When I run the script in headless mode, it simply times out on page.goto(url)
. When I run it with headless:false
and just let it do its thing, you can see URL start to load for a moment, then go into a sort of redirect and endless loading.
However, if while in headless:false
, I open up a new tab and manually navigate to URL, then the original tab will load fine. I'm already taking a lot of steps to avoid detection here;
const puppeteer = require('puppeteer-extra');
const StealthPlugin = require('puppeteer-extra-plugin-stealth')
const userAgent = require('user-agents');
await puppeteer.use(StealthPlugin())
var browser = await puppeteer.launch({headless: false});
let page = await browser.newPage();
page.setViewport({
width: 1200,
height: 800,
deviceScaleFactor: 1,
hasTouch: false,
isLandscape: true,
isMobile: false,
});
var agent = userAgent.random()
await page.setUserAgent(agent.toString());
await page.setJavaScriptEnabled(true);
// Pass the Webdriver Test.
await page.evaluateOnNewDocument(() => {
Object.defineProperty(navigator, 'webdriver', {
get: () => false,
});
});
// Pass the Chrome Test.
await page.evaluateOnNewDocument(() => {
// We can mock this in as much depth as we need for the test.
window.navigator.chrome = {
runtime: {},
// etc.
};
});
// Pass the Permissions Test.
await page.evaluateOnNewDocument(() => {
const originalQuery = window.navigator.permissions.query;
return window.navigator.permissions.query = (parameters) => (
parameters.name === 'notifications' ?
Promise.resolve({ state: Notification.permission }) :
originalQuery(parameters)
);
});
// Pass the Plugins Length Test.
await page.evaluateOnNewDocument(() => {
// Overwrite the `plugins` property to use a custom getter.
Object.defineProperty(navigator, 'plugins', {
// This just needs to have `length > 0` for the current test,
// but we could mock the plugins too if necessary.
get: () => [1, 2, 3, 4, 5],
});
});
// Pass the Languages Test.
await page.evaluateOnNewDocument(() => {
// Overwrite the `plugins` property to use a custom getter.
Object.defineProperty(navigator, 'languages', {
get: () => ['en-US', 'en'],
});
});
const session = await page.target().createCDPSession();
await session.send("Page.enable");
await session.send("Page.setWebLifecycleState", { state: "active" });
await page.bringToFront();
await page.goto(url, {waitUntil: "networkidle2"} );
Any ideas how I'm still tipping them off that I'm running puppeteer unless I manually open a new tab and type into the address bar? Or, is there a way to force a more human-like interaction in the browser that opens the new tab and might allow me to do this headless?

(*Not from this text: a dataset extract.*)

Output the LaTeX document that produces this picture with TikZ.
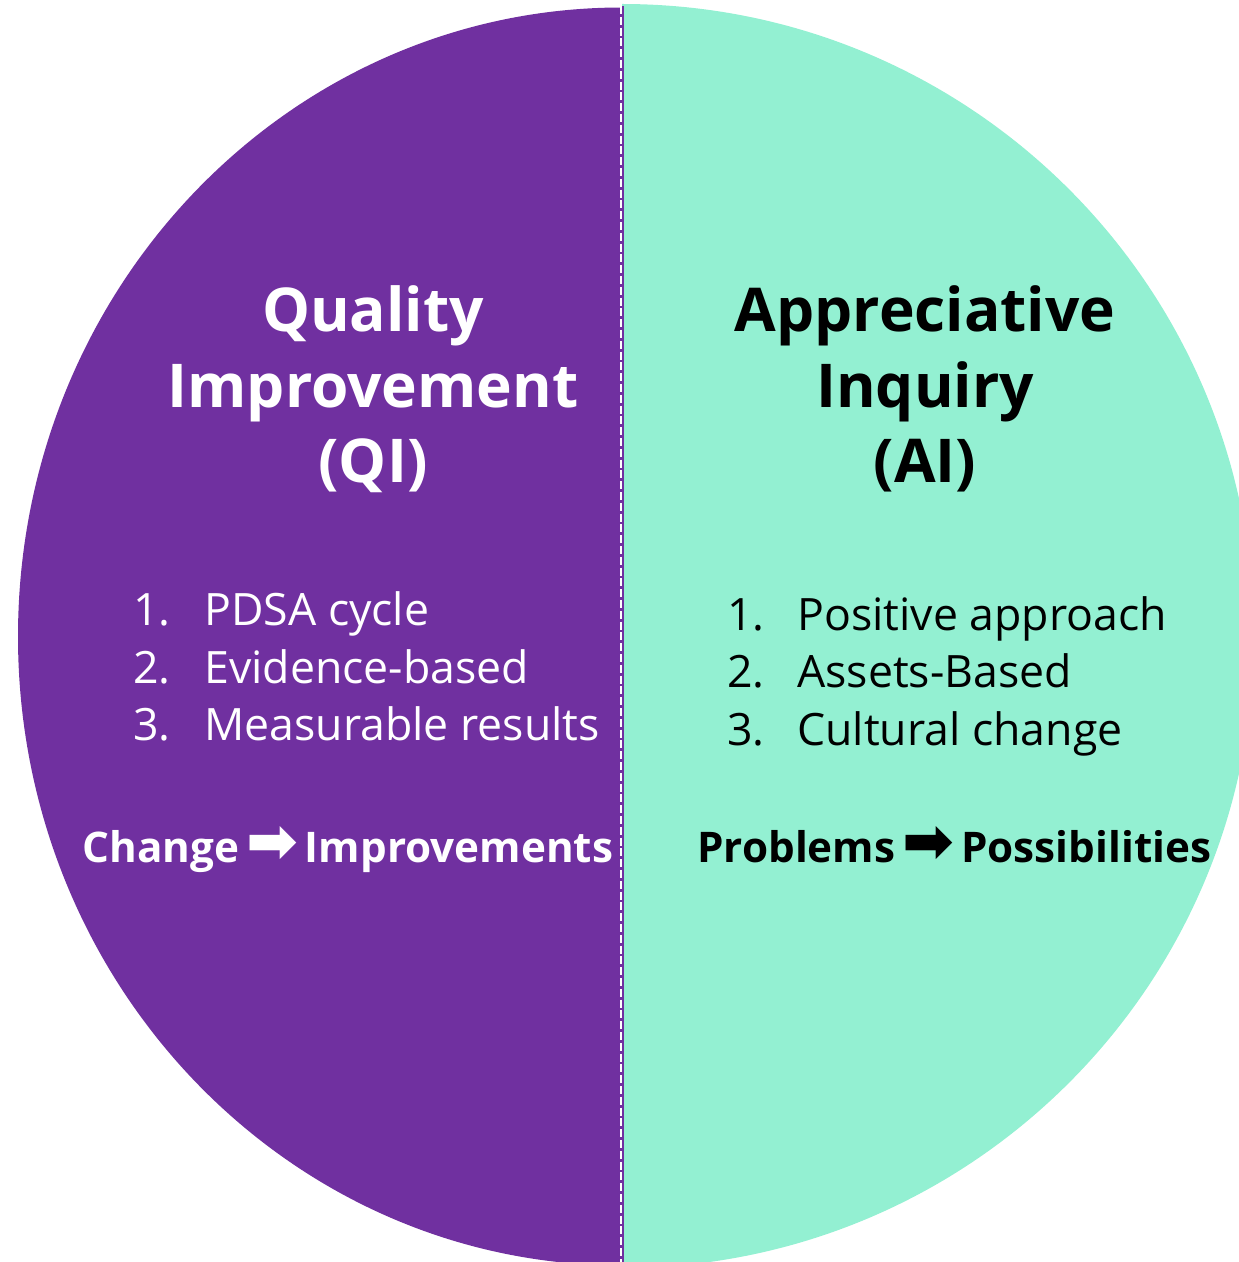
\documentclass[tikz,border=0pt]{standalone}
\usepackage{fontspec}
\setmainfont{Open Sans}
\newfontfamily\arrowfont{DejaVu Sans}
\definecolor{qipurple}{HTML}{7030A0}
\definecolor{aimint}{HTML}{93F0D2}
\newcommand{\fatarrow}{\hspace{3.5pt}{\arrowfont\fontsize{31}{31}\selectfont ➡}\hspace{3.5pt}}
\begin{document}
\begin{tikzpicture}[x=0.5pt,y=-0.5pt,
  heading/.style={font=\fontsize{30.2}{34}\selectfont\bfseries, inner sep=0pt, anchor=base},
  listitem/.style={font=\fontsize{22.3}{26}\selectfont, inner sep=0pt, anchor=base west},
  motto/.style={font=\fontsize{21.1}{24}\selectfont\bfseries, inner sep=0pt, anchor=base west}]
\useasboundingbox (0,0) rectangle (1238,1262);
% halves
\fill[qipurple] (622,7.5) arc[start angle=90, end angle=270, x radius=302pt, y radius=314.5pt] -- cycle;
\fill[aimint] (622,4) arc[start angle=90, end angle=-90, radius=316pt] -- cycle;
% divider
\coordinate (dtop) at (622,6);
\coordinate (dbot) at (622,1262);
\draw[qipurple, line width=1.5pt] (dtop) -- (dbot);
\draw[white, line width=1pt, dash pattern=on 4pt off 1.4pt] ([xshift=-0.3pt]dtop) -- ([xshift=-0.3pt]dbot);
% left heading
\node[heading, text=white] (q1) at (373,332) {Quality};
\node[heading, text=white] (q2) at (373,408) {Improvement};
\node[heading, text=white] (q3) at (373,482) {(QI)};
% right heading
\node[heading, text=black] (a1) at (925,332) {Appreciative};
\node[heading, text=black] (a2) at (925,408) {Inquiry};
\node[heading, text=black] (a3) at (925,482) {(AI)};
% left list
\node[listitem, text=white] (ln1) at (133,625) {1.};
\node[listitem, text=white] (lt1) at (204,625) {PDSA cycle};
\node[listitem, text=white] (ln2) at (133,683) {2.};
\node[listitem, text=white] (lt2) at (204,683) {Evidence-based};
\node[listitem, text=white] (ln3) at (133,740) {3.};
\node[listitem, text=white] (lt3) at (204,740) {Measurable results};
% right list
\node[listitem, text=black] (rn1) at (727,630) {1.};
\node[listitem, text=black] (rt1) at (797,630) {Positive approach};
\node[listitem, text=black] (rn2) at (727,687) {2.};
\node[listitem, text=black] (rt2) at (797,687) {Assets-Based};
\node[listitem, text=black] (rn3) at (727,745) {3.};
\node[listitem, text=black] (rt3) at (797,745) {Cultural change};
% mottos
\node[motto, text=white] (lm) at (82,862) {Change\fatarrow Improvements};
\node[motto, text=black] (rm) at (697,862) {Problems\fatarrow Possibilities};
\end{tikzpicture}
\end{document}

edit: To be clear when I say "go into a sort of redirect and endless loading", what happens is that I see a brief flash of the page rendering, and then it goes to a blank white page. No change is noticed in the address bar but the loading icon indicator seems to show some type of redirection or refreshing. Whether I manually open the new tab before, during or after the puppeteer-created tab, as soon as the manual tab begins to load the URL, the puppeteer-created tab suddenly begins working.